- [GIVEN TASK] Write out the entire listing below exactly as it appears, minus any pictures.

- [SOURCE MATERIAL]
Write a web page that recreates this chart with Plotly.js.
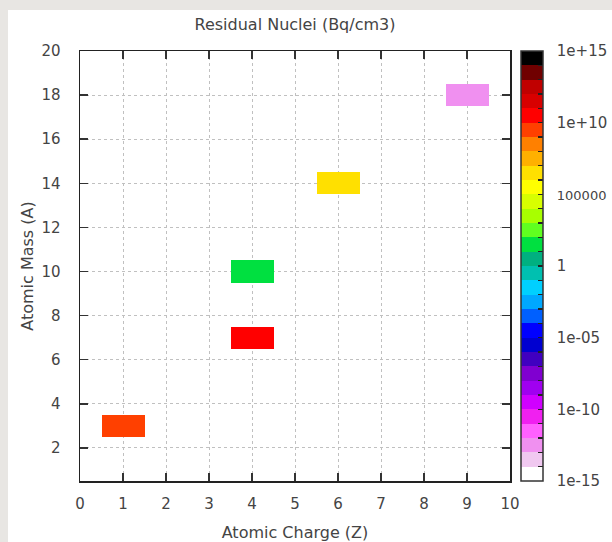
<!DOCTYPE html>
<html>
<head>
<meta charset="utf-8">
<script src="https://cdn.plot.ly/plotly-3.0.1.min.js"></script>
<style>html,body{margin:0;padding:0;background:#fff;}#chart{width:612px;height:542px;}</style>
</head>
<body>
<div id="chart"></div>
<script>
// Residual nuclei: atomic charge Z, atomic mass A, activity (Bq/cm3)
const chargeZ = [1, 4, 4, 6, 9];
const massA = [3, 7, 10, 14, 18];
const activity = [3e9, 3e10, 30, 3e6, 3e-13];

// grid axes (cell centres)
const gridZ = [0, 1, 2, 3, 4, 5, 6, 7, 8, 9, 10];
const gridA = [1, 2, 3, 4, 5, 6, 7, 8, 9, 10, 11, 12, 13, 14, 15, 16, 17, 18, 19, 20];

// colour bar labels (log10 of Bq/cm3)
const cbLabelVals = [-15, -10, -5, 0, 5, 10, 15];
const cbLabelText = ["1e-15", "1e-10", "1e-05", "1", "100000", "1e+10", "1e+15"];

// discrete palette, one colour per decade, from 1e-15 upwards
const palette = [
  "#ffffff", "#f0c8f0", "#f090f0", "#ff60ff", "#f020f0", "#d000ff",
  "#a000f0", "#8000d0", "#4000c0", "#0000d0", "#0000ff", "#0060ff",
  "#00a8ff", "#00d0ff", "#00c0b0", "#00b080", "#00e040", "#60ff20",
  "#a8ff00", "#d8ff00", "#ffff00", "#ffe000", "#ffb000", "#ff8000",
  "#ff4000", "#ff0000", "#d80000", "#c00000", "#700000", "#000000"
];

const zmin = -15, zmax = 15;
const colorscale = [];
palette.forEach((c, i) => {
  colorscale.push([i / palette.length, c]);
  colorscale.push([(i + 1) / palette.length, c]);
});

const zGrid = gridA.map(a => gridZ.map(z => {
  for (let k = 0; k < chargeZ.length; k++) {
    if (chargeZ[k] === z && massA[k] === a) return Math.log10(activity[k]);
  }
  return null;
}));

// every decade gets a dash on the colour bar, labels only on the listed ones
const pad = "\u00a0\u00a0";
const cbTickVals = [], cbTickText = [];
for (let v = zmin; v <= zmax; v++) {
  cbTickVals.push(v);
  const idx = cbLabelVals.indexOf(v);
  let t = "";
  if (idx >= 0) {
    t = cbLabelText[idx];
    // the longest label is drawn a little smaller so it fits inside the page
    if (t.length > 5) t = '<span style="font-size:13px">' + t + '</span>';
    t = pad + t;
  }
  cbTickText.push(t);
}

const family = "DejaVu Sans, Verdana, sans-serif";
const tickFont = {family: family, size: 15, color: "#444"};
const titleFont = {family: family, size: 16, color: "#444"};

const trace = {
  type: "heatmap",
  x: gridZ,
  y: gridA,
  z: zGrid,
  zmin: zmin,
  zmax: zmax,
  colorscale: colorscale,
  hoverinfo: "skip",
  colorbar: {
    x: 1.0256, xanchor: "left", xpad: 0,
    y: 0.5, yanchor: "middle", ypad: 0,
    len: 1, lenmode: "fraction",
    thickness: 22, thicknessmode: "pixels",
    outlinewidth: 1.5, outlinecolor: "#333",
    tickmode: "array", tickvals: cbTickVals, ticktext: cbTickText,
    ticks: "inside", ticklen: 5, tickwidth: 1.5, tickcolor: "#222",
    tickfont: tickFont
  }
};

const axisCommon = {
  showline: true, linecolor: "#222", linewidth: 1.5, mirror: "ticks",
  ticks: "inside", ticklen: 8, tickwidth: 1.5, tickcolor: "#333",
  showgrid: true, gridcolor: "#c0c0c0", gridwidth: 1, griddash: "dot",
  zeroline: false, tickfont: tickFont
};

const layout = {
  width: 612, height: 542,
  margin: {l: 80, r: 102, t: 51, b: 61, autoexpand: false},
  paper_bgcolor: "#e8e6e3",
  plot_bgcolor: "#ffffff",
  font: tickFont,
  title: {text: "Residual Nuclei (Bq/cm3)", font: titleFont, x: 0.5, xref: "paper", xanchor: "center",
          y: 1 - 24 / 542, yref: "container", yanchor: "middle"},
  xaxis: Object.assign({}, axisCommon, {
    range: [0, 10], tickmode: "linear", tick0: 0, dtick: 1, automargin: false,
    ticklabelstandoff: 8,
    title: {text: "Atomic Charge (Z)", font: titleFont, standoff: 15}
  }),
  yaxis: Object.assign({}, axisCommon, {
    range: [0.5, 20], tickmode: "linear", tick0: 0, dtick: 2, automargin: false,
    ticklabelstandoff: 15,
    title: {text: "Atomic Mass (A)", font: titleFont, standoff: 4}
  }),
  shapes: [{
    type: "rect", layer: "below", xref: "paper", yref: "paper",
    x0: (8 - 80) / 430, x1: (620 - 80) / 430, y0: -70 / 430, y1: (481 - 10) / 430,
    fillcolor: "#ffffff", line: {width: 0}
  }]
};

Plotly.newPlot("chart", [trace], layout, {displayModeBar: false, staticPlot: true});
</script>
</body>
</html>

- [ANSWER BELOW]
Write a web page that recreates this chart with Plotly.js.
<!DOCTYPE html>
<html>
<head>
<meta charset="utf-8">
<script src="https://cdn.plot.ly/plotly-3.0.1.min.js"></script>
<style>html,body{margin:0;padding:0;background:#fff;}#chart{width:612px;height:542px;}</style>
</head>
<body>
<div id="chart"></div>
<script>
// Residual nuclei: atomic charge Z, atomic mass A, activity (Bq/cm3)
const chargeZ = [1, 4, 4, 6, 9];
const massA = [3, 7, 10, 14, 18];
const activity = [3e9, 3e10, 30, 3e6, 3e-13];

// grid axes (cell centres)
const gridZ = [0, 1, 2, 3, 4, 5, 6, 7, 8, 9, 10];
const gridA = [1, 2, 3, 4, 5, 6, 7, 8, 9, 10, 11, 12, 13, 14, 15, 16, 17, 18, 19, 20];

// colour bar labels (log10 of Bq/cm3)
const cbLabelVals = [-15, -10, -5, 0, 5, 10, 15];
const cbLabelText = ["1e-15", "1e-10", "1e-05", "1", "100000", "1e+10", "1e+15"];

// discrete palette, one colour per decade, from 1e-15 upwards
const palette = [
  "#ffffff", "#f0c8f0", "#f090f0", "#ff60ff", "#f020f0", "#d000ff",
  "#a000f0", "#8000d0", "#4000c0", "#0000d0", "#0000ff", "#0060ff",
  "#00a8ff", "#00d0ff", "#00c0b0", "#00b080", "#00e040", "#60ff20",
  "#a8ff00", "#d8ff00", "#ffff00", "#ffe000", "#ffb000", "#ff8000",
  "#ff4000", "#ff0000", "#d80000", "#c00000", "#700000", "#000000"
];

const zmin = -15, zmax = 15;
const colorscale = [];
palette.forEach((c, i) => {
  colorscale.push([i / palette.length, c]);
  colorscale.push([(i + 1) / palette.length, c]);
});

const zGrid = gridA.map(a => gridZ.map(z => {
  for (let k = 0; k < chargeZ.length; k++) {
    if (chargeZ[k] === z && massA[k] === a) return Math.log10(activity[k]);
  }
  return null;
}));

// every decade gets a dash on the colour bar, labels only on the listed ones
const pad = "\u00a0\u00a0";
const cbTickVals = [], cbTickText = [];
for (let v = zmin; v <= zmax; v++) {
  cbTickVals.push(v);
  const idx = cbLabelVals.indexOf(v);
  let t = "";
  if (idx >= 0) {
    t = cbLabelText[idx];
    // the longest label is drawn a little smaller so it fits inside the page
    if (t.length > 5) t = '<span style="font-size:13px">' + t + '</span>';
    t = pad + t;
  }
  cbTickText.push(t);
}

const family = "DejaVu Sans, Verdana, sans-serif";
const tickFont = {family: family, size: 15, color: "#444"};
const titleFont = {family: family, size: 16, color: "#444"};

const trace = {
  type: "heatmap",
  x: gridZ,
  y: gridA,
  z: zGrid,
  zmin: zmin,
  zmax: zmax,
  colorscale: colorscale,
  hoverinfo: "skip",
  colorbar: {
    x: 1.0256, xanchor: "left", xpad: 0,
    y: 0.5, yanchor: "middle", ypad: 0,
    len: 1, lenmode: "fraction",
    thickness: 22, thicknessmode: "pixels",
    outlinewidth: 1.5, outlinecolor: "#333",
    tickmode: "array", tickvals: cbTickVals, ticktext: cbTickText,
    ticks: "inside", ticklen: 5, tickwidth: 1.5, tickcolor: "#222",
    tickfont: tickFont
  }
};

const axisCommon = {
  showline: true, linecolor: "#222", linewidth: 1.5, mirror: "ticks",
  ticks: "inside", ticklen: 8, tickwidth: 1.5, tickcolor: "#333",
  showgrid: true, gridcolor: "#c0c0c0", gridwidth: 1, griddash: "dot",
  zeroline: false, tickfont: tickFont
};

const layout = {
  width: 612, height: 542,
  margin: {l: 80, r: 102, t: 51, b: 61, autoexpand: false},
  paper_bgcolor: "#e8e6e3",
  plot_bgcolor: "#ffffff",
  font: tickFont,
  title: {text: "Residual Nuclei (Bq/cm3)", font: titleFont, x: 0.5, xref: "paper", xanchor: "center",
          y: 1 - 24 / 542, yref: "container", yanchor: "middle"},
  xaxis: Object.assign({}, axisCommon, {
    range: [0, 10], tickmode: "linear", tick0: 0, dtick: 1, automargin: false,
    ticklabelstandoff: 8,
    title: {text: "Atomic Charge (Z)", font: titleFont, standoff: 15}
  }),
  yaxis: Object.assign({}, axisCommon, {
    range: [0.5, 20], tickmode: "linear", tick0: 0, dtick: 2, automargin: false,
    ticklabelstandoff: 15,
    title: {text: "Atomic Mass (A)", font: titleFont, standoff: 4}
  }),
  shapes: [{
    type: "rect", layer: "below", xref: "paper", yref: "paper",
    x0: (8 - 80) / 430, x1: (620 - 80) / 430, y0: -70 / 430, y1: (481 - 10) / 430,
    fillcolor: "#ffffff", line: {width: 0}
  }]
};

Plotly.newPlot("chart", [trace], layout, {displayModeBar: false, staticPlot: true});
</script>
</body>
</html>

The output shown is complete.